Mitsubishi MP 386s. It's an Intel 80386sx-16 with an Intel FPU, 1MB (or is it 2MB?) onboard RAM, and no hard drive or video controller despite a floppy controller and plenty of ports (AT keyboard, 2x db9 serial, and parallel). This one arrived at my house with an ISA IDE card, an ATI LMS audio card, a WSS sound card, yet no video card. I couldn't find much detail on it other than there were some proprietary parts which do end up limiting its capabilities when unavailable.
But a socket is a socket.
The TI486SXLC2 G50 WN is technically 3.3v but 5v tolerant. My crap desoldering was able to facilitate swapping the 32MHz crystal with an oscillator socket for which I've tried both 40 and 50MHz crystals. I also replaced the Intel 80387 with a Cyrix FasMath.
The challenge is this...
I think this is the header for a proprietary RAM module that is basically unobtanium now. Worse yet, that's your only path to 32bit memory upgrades as there are no slots of any spec on this board. I picked up an Acculogic RAMpAT! Plus which, even loaded up with 16MB 60ns of parity memory, doesn't compete when choked on an ISA bus.
But I'm having fun. I got a Powergraph x24 1MB board, a Sound Blaster 32 CT3600, slid a 32x CD drive where the 5.25" floppy was, hung a 2GB CF card off the controller, and boot to DOS 6.22, courtesy XT IDE ROM on the 3c509b.

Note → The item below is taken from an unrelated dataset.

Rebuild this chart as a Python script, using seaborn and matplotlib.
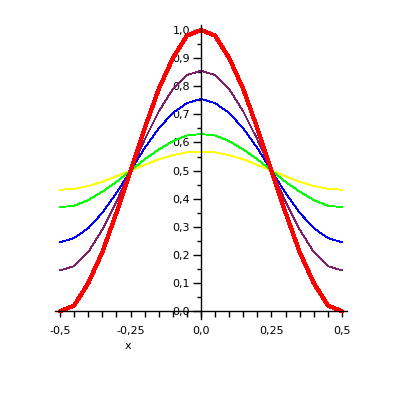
import numpy as np
import pandas as pd
import seaborn as sns
import matplotlib
matplotlib.use('Agg')
import matplotlib.pyplot as plt
from matplotlib.ticker import FixedLocator, MultipleLocator

x_vals = [-0.5, -0.45, -0.4, -0.35, -0.3, -0.25, -0.2, -0.15, -0.1, -0.05, 0.0,
          0.05, 0.1, 0.15, 0.2, 0.25, 0.3, 0.35, 0.4, 0.45, 0.5]

red = [0.00, 0.02, 0.10, 0.21, 0.35, 0.50, 0.65, 0.79, 0.90, 0.98, 1.00,
       0.98, 0.90, 0.79, 0.65, 0.50, 0.35, 0.21, 0.10, 0.02, 0.00]
purple = [0.145, 0.16, 0.21, 0.29, 0.39, 0.50, 0.61, 0.71, 0.79, 0.84, 0.855,
          0.84, 0.79, 0.71, 0.61, 0.50, 0.39, 0.29, 0.21, 0.16, 0.145]
blue = [0.245, 0.26, 0.295, 0.35, 0.42, 0.50, 0.58, 0.65, 0.705, 0.74, 0.755,
        0.74, 0.705, 0.65, 0.58, 0.50, 0.42, 0.35, 0.295, 0.26, 0.245]
green = [0.37, 0.375, 0.395, 0.425, 0.46, 0.50, 0.54, 0.575, 0.605, 0.625, 0.63,
         0.625, 0.605, 0.575, 0.54, 0.50, 0.46, 0.425, 0.395, 0.375, 0.37]
yellow = [0.432, 0.435, 0.445, 0.46, 0.48, 0.50, 0.52, 0.54, 0.555, 0.565, 0.568,
          0.565, 0.555, 0.54, 0.52, 0.50, 0.48, 0.46, 0.445, 0.435, 0.432]

x_ticks = [-0.5, -0.25, 0.0, 0.25, 0.5]
x_labels = ['-0,5', '-0,25', '0,0', '0,25', '0,5']
y_ticks = [0.0, 0.1, 0.2, 0.3, 0.4, 0.5, 0.6, 0.7, 0.8, 0.9, 1.0]
y_labels = ['0,0', '0,1', '0,2', '0,3', '0,4', '0,5', '0,6', '0,7', '0,8', '0,9', '1,0']

sns.set_style('white')
plt.rcParams['font.family'] = ['DejaVu Sans']
plt.rcParams['text.color'] = 'black'
plt.rcParams['xtick.color'] = 'black'
plt.rcParams['ytick.color'] = 'black'
plt.rcParams['axes.labelcolor'] = 'black'

fig = plt.figure(figsize=(3.98, 3.98), dpi=100)
ax = fig.add_axes([0.1382, 0.1985, 0.7337, 0.7387])

# draw back to front, red on top
series = [(yellow, '#FFFF00', 0.6), (green, '#00FF00', 0.6), (blue, '#0000FF', 0.6),
          (purple, '#80206A', 0.6), (red, '#FF0000', 2.3)]
for vals, col, lw in series:
    sns.lineplot(x=x_vals, y=vals, color=col, linewidth=lw, ax=ax,
                 antialiased=False, legend=False)

ax.set_xlim(-0.518, 0.518)
ax.set_ylim(-0.028, 1.018)

# axes cross at the origin, like the original plot
for s in ['top', 'right']:
    ax.spines[s].set_visible(False)
ax.spines['left'].set_position(('data', 0))
ax.spines['bottom'].set_position(('data', 0))
for s in ['left', 'bottom']:
    ax.spines[s].set_color('black')
    ax.spines[s].set_linewidth(1.0)

ax.xaxis.set_major_locator(FixedLocator(x_ticks))
ax.set_xticklabels(x_labels)
ax.xaxis.set_minor_locator(MultipleLocator(0.05))
ax.yaxis.set_major_locator(FixedLocator(y_ticks))
ax.set_yticklabels(y_labels)
ax.yaxis.set_minor_locator(MultipleLocator(0.05))

ax.tick_params(axis='x', which='both', direction='out', length=4.3, width=1,
               color='black', labelcolor='black', labelsize=8, pad=6.5, bottom=True)
ax.tick_params(axis='y', which='major', direction='out', length=5.8, width=1,
               color='black', labelcolor='black', labelsize=8, pad=2, left=True)
ax.tick_params(axis='y', which='minor', direction='out', length=2.9, width=1,
               color='black', left=True)

ax.set_xlabel('x', fontsize=8, color='black')
ax.xaxis.set_label_coords(0.25, -0.075)
ax.set_ylabel('')
ax.grid(False)

fig.savefig('out.png', dpi=100)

Games like Tie Fighter and Doom, of course, run like ass when trying to hammer extended memory, but Wing Commander 1 and 2 are brilliant.
I still need to sort out issues like the RAMpAT's dead battery, dialing in the best Cyrix utility for L1 cache and clock doubling, and dealing with the checksum error on the CMOS. That last one is a head scratcher. I replaced the battery, so the date/time memory works, but there's an error at boot up and no native way to get into the BIOS at POST. I found a couple generic Phoenix utilities that run from DOS to allow some editing, but neither clear the error.
Will keep searching and will post more photos later. It's really a nicely constructed beast.